Bet you think it’s chocolate?

Wrong! Cheesecake wrong! Doughnuts wrong! Ice cream wrong!

I bet I could go on all day and you would never guess. So here we go. Sticky Toffee Pudding. That’s right! A sticky toffee pudding is like a dense cake with fruit added. Then it’s covered with a sticky toffee sauce and it is British.

I would have never guessed that either. I would think it would be a decadent dessert from Paris, which by the way is the capital of great desserts.

So, the world likes Sticky Toffee Pudding, but in America, according to Grub Hub, the number one dessert is the chocolate fudge sundae.

Here’s what I think.
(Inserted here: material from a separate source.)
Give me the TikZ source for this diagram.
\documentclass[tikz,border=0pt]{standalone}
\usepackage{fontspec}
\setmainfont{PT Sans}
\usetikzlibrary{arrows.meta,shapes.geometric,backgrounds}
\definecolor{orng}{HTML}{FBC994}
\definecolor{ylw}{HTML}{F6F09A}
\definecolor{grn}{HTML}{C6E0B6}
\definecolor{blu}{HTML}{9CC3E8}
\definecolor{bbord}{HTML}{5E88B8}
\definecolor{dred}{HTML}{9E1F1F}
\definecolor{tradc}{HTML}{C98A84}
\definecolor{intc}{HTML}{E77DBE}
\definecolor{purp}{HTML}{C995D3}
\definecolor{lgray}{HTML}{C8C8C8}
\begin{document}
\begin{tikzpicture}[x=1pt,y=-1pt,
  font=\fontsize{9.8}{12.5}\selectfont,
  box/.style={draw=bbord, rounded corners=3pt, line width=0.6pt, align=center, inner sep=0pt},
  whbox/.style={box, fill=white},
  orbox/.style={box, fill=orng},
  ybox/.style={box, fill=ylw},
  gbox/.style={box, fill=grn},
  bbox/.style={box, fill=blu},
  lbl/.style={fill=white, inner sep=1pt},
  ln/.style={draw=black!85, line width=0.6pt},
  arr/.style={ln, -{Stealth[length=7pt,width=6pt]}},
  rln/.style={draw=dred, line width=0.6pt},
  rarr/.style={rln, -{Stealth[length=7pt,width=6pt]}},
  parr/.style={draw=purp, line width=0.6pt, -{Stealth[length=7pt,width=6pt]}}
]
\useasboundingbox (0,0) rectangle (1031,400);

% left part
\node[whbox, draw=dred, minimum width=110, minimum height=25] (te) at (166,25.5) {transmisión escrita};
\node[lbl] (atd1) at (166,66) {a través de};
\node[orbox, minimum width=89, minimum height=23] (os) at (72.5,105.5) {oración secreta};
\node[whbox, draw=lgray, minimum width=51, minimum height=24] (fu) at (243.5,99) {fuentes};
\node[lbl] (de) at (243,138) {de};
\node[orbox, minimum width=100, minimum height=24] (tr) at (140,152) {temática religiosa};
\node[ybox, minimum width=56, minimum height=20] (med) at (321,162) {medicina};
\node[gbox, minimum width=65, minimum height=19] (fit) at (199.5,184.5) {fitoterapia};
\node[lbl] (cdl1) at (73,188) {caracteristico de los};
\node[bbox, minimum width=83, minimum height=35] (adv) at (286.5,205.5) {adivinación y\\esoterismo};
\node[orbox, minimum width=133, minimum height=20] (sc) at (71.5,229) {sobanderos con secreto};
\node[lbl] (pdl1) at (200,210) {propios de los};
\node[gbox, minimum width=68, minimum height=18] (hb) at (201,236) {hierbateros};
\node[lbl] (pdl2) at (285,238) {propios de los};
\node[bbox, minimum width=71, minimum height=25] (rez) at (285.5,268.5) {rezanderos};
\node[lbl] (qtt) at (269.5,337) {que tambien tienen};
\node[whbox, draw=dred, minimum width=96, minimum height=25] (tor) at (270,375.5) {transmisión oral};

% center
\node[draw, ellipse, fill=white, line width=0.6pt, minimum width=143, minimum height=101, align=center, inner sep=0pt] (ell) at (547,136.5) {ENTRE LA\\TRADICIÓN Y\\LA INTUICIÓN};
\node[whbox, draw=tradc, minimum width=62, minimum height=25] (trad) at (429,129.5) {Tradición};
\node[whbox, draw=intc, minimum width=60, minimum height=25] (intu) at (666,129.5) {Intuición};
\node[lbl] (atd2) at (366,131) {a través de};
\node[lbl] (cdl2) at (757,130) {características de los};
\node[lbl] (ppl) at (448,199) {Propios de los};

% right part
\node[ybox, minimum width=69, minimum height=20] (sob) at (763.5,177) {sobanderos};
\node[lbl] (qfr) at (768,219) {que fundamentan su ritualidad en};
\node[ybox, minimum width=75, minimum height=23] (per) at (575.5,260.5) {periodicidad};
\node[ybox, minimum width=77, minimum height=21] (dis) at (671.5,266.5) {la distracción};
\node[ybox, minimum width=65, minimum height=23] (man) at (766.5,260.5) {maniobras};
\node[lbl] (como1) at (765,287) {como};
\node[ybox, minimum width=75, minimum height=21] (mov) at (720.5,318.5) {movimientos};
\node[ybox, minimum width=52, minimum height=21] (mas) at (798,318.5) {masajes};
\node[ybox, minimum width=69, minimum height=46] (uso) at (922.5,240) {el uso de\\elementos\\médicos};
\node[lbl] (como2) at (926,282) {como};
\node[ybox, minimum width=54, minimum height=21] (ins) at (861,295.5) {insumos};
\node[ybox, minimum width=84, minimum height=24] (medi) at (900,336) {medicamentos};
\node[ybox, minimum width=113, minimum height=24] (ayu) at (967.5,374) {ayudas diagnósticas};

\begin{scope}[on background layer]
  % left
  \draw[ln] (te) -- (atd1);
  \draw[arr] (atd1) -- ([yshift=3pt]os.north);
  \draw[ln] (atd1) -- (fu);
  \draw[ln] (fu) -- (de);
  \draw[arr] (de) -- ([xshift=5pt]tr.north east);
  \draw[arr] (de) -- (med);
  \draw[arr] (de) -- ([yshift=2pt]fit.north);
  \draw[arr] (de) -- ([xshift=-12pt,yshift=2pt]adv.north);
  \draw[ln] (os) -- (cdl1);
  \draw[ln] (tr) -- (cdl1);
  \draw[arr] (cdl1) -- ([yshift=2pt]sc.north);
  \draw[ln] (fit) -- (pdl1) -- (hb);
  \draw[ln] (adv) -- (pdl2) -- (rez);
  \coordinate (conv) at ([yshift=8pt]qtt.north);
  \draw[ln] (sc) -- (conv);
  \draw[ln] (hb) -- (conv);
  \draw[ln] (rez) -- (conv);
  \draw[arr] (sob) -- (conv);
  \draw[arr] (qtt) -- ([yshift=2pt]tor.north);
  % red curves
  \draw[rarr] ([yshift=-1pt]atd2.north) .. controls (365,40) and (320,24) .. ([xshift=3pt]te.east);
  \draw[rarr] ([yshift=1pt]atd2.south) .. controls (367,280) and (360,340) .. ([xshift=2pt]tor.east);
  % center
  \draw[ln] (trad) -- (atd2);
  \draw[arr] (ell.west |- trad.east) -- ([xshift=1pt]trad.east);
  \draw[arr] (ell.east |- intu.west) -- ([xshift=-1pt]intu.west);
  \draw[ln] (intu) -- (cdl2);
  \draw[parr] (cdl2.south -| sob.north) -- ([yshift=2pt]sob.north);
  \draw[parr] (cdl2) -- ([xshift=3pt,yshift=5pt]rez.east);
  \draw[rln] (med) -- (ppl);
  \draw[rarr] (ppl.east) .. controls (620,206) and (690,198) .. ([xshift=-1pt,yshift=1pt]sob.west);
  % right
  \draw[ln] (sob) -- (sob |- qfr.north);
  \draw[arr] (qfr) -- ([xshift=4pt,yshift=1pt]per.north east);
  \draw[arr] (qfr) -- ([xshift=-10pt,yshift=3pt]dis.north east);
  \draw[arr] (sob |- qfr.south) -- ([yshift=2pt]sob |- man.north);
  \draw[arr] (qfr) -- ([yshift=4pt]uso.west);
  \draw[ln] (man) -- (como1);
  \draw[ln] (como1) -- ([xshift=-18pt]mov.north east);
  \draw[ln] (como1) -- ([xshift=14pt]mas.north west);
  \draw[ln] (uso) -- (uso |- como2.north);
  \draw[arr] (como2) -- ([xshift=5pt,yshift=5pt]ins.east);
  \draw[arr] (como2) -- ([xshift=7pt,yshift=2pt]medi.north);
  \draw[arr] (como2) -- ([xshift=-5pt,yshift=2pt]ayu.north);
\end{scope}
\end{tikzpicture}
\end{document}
We need to look at our history and regions of the country to get a better idea. Check my list. Chocolate chip cookies, cheesecake, apple pie, butter pecan pie, carrot cake, red velvet cake, Boston cream pie, banana pudding, baklava, Whoopie pies, S’mores, Bananas Foster, Rice Krispie treats, pumpkin pie, funnel cake, pralines, fudge, key lime pie, sour cream pound cake (my all-time favorite), brownies, and what about Jell-O.

Did I miss anything? I probably did, but the most popular is what you like the best, not what anyone else likes. I think you will enjoy this recipe.

Molten Lave Cake

Servings: 6 cakes


6 chocolate kisses

2 (1 ounce) squares semisweet chocolate

10 tablespoons (1 1/4 stick) butter

1/2 cup all-purpose flour

1 1/2 cups confectioners' sugar

3 large eggs

3 egg yolks

1 teaspoon vanilla extract


Preheat oven to 425 degrees F. Grease 6 (6-ounce) custard cups with butter or spray. Melt the 2 ounces square chocolates and butter in the microwave or in a double boiler. Add the flour and sugar to chocolate mixture. Stir in the eggs and yolks until smooth. Stir in the vanilla.

Divide the batter evenly among the custard cups. Insert a chocolate kiss inside the batter of each cake. Place in the oven and bake for 6-8 minutes. The edges should be firm, but the center will be runny. It is supposed to be soft. Run a knife around the edges to loosen and invert onto dessert plates.

Eat while warm, the chocolate will simply ooze out. Enjoy!